===== DATASET EXCERPT =====

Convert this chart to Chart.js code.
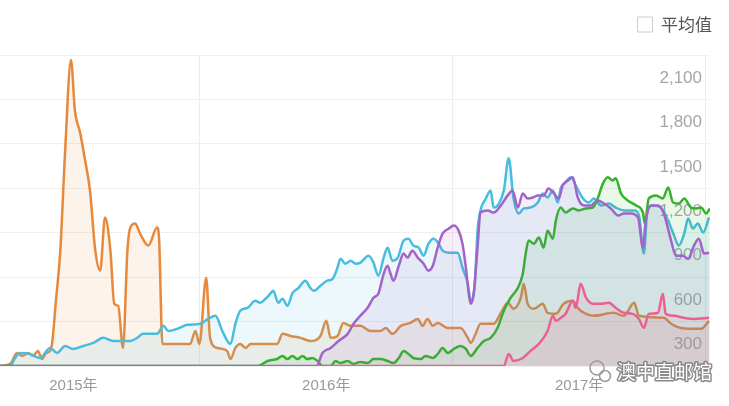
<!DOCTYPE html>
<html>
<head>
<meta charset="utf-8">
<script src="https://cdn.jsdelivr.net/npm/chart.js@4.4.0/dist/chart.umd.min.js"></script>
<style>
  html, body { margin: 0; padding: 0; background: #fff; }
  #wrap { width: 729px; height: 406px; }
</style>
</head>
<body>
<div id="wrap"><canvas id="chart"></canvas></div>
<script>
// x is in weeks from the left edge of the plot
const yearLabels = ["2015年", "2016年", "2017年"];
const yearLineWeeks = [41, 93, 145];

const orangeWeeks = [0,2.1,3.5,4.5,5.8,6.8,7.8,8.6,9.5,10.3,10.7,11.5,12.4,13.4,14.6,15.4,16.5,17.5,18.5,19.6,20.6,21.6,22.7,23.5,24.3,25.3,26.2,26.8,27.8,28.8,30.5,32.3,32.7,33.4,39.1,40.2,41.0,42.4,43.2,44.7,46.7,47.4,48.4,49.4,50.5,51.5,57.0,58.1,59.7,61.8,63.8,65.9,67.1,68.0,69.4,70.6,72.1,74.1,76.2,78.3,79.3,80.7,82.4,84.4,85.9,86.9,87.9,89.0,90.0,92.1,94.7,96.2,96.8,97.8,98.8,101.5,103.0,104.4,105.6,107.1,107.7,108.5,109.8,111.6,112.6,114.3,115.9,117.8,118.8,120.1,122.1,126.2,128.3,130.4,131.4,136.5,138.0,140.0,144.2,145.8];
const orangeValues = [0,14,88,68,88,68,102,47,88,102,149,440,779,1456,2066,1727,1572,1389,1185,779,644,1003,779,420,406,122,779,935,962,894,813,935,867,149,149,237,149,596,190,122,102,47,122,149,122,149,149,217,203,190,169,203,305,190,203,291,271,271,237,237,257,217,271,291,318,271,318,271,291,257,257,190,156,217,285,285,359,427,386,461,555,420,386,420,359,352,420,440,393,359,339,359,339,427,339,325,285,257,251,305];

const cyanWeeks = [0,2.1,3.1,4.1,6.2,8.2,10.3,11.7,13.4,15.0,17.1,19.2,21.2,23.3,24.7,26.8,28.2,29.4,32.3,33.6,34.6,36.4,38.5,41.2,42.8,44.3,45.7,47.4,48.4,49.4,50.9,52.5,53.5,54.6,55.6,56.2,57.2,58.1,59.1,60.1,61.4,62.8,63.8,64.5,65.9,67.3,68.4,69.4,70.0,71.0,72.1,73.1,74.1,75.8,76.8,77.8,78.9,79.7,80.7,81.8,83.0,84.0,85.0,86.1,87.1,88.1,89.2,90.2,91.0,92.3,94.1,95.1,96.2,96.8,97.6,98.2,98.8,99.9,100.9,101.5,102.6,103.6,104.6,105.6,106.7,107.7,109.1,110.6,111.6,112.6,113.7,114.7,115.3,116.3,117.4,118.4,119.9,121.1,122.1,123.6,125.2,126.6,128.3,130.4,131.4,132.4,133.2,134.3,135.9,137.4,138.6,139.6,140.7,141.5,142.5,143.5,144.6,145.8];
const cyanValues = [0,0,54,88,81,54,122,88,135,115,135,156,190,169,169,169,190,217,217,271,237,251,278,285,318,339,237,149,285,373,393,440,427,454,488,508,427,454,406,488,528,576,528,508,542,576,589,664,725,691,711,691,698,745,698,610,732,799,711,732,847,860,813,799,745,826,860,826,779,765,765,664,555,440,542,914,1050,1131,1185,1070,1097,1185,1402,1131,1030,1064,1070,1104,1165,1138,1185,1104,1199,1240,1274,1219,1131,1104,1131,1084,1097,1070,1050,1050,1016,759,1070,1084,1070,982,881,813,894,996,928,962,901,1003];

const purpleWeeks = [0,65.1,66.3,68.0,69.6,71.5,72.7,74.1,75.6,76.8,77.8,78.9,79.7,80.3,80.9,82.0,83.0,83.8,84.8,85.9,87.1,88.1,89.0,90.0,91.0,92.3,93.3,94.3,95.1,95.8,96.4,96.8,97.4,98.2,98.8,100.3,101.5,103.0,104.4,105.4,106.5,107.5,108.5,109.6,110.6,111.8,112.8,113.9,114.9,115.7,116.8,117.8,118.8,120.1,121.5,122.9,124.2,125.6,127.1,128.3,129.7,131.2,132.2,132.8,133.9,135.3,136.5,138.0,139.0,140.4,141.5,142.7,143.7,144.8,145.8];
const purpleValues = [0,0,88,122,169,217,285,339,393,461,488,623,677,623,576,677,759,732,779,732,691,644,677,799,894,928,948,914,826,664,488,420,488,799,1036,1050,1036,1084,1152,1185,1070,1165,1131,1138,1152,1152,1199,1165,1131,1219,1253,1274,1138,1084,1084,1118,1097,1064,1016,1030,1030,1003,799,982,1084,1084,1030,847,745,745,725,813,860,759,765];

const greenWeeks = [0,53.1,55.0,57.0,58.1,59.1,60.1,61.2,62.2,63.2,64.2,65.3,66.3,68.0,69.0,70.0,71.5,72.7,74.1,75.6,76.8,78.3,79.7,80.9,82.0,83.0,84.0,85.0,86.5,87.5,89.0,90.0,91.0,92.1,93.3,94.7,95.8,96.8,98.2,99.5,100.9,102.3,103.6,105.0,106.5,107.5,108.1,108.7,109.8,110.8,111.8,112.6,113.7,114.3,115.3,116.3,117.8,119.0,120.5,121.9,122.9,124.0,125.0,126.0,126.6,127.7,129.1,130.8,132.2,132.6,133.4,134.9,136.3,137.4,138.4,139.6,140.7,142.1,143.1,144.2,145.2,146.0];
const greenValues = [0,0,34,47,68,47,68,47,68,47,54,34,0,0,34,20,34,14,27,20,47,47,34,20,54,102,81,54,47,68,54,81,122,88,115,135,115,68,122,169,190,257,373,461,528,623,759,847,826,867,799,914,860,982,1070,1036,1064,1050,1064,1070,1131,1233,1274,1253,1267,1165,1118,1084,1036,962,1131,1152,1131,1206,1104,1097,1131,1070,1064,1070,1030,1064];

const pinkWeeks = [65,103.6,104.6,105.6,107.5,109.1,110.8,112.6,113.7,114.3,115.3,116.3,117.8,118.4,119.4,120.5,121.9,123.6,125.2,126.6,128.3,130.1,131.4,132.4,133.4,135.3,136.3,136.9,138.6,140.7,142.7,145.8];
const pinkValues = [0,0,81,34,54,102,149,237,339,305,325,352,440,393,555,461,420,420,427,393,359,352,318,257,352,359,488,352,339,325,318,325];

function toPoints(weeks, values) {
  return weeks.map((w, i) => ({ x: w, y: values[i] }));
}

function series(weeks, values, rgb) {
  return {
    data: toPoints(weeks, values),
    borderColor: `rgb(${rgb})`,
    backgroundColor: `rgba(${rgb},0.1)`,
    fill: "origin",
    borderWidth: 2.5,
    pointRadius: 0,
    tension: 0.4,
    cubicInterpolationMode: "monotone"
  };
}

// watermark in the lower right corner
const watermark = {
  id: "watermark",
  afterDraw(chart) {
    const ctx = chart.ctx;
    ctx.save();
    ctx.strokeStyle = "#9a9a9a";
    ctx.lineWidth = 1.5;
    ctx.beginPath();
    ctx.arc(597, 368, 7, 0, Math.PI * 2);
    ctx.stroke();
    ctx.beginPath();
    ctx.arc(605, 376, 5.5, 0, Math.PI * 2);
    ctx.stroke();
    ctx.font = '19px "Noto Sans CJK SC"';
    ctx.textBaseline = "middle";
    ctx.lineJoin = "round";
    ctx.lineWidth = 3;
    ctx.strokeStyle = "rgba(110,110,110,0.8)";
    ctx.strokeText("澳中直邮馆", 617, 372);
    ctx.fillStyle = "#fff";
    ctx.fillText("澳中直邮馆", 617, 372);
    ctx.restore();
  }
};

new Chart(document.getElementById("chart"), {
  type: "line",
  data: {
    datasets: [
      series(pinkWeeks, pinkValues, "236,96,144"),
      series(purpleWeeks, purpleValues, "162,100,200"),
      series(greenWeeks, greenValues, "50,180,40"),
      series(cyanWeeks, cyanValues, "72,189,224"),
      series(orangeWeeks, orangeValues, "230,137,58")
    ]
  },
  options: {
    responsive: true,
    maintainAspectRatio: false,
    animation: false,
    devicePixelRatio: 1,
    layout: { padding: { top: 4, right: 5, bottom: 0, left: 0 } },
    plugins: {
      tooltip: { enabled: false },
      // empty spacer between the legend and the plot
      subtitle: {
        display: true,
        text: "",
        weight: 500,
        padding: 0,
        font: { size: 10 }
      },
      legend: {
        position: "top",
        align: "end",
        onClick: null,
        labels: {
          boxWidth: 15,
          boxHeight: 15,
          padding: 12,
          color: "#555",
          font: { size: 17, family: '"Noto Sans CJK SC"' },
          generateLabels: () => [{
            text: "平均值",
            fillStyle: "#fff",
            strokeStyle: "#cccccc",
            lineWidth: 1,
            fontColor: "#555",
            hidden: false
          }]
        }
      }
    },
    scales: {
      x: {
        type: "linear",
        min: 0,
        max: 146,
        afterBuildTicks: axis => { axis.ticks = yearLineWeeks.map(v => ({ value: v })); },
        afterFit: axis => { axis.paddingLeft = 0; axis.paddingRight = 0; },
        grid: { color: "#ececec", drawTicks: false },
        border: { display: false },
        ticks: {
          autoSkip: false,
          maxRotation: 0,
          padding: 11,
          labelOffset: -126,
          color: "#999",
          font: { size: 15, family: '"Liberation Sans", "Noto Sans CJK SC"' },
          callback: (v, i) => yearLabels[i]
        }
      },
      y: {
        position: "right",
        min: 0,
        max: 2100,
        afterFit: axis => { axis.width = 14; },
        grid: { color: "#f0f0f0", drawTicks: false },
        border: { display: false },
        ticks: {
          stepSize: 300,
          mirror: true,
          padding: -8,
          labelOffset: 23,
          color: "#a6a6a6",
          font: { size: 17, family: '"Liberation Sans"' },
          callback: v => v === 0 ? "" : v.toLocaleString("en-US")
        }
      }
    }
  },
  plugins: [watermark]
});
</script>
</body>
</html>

=====

— WHAT YOU SHOULD DO —
Exactly reproduce the run of lines from the start of the listing through the line with "const yearLineWeeks = [41, 93, 145];", inclusive; pictures are not copied.

— RESULT OF THE EXERCISE —
Convert this chart to Chart.js code.
<!DOCTYPE html>
<html>
<head>
<meta charset="utf-8">
<script src="https://cdn.jsdelivr.net/npm/chart.js@4.4.0/dist/chart.umd.min.js"></script>
<style>
  html, body { margin: 0; padding: 0; background: #fff; }
  #wrap { width: 729px; height: 406px; }
</style>
</head>
<body>
<div id="wrap"><canvas id="chart"></canvas></div>
<script>
// x is in weeks from the left edge of the plot
const yearLabels = ["2015年", "2016年", "2017年"];
const yearLineWeeks = [41, 93, 145];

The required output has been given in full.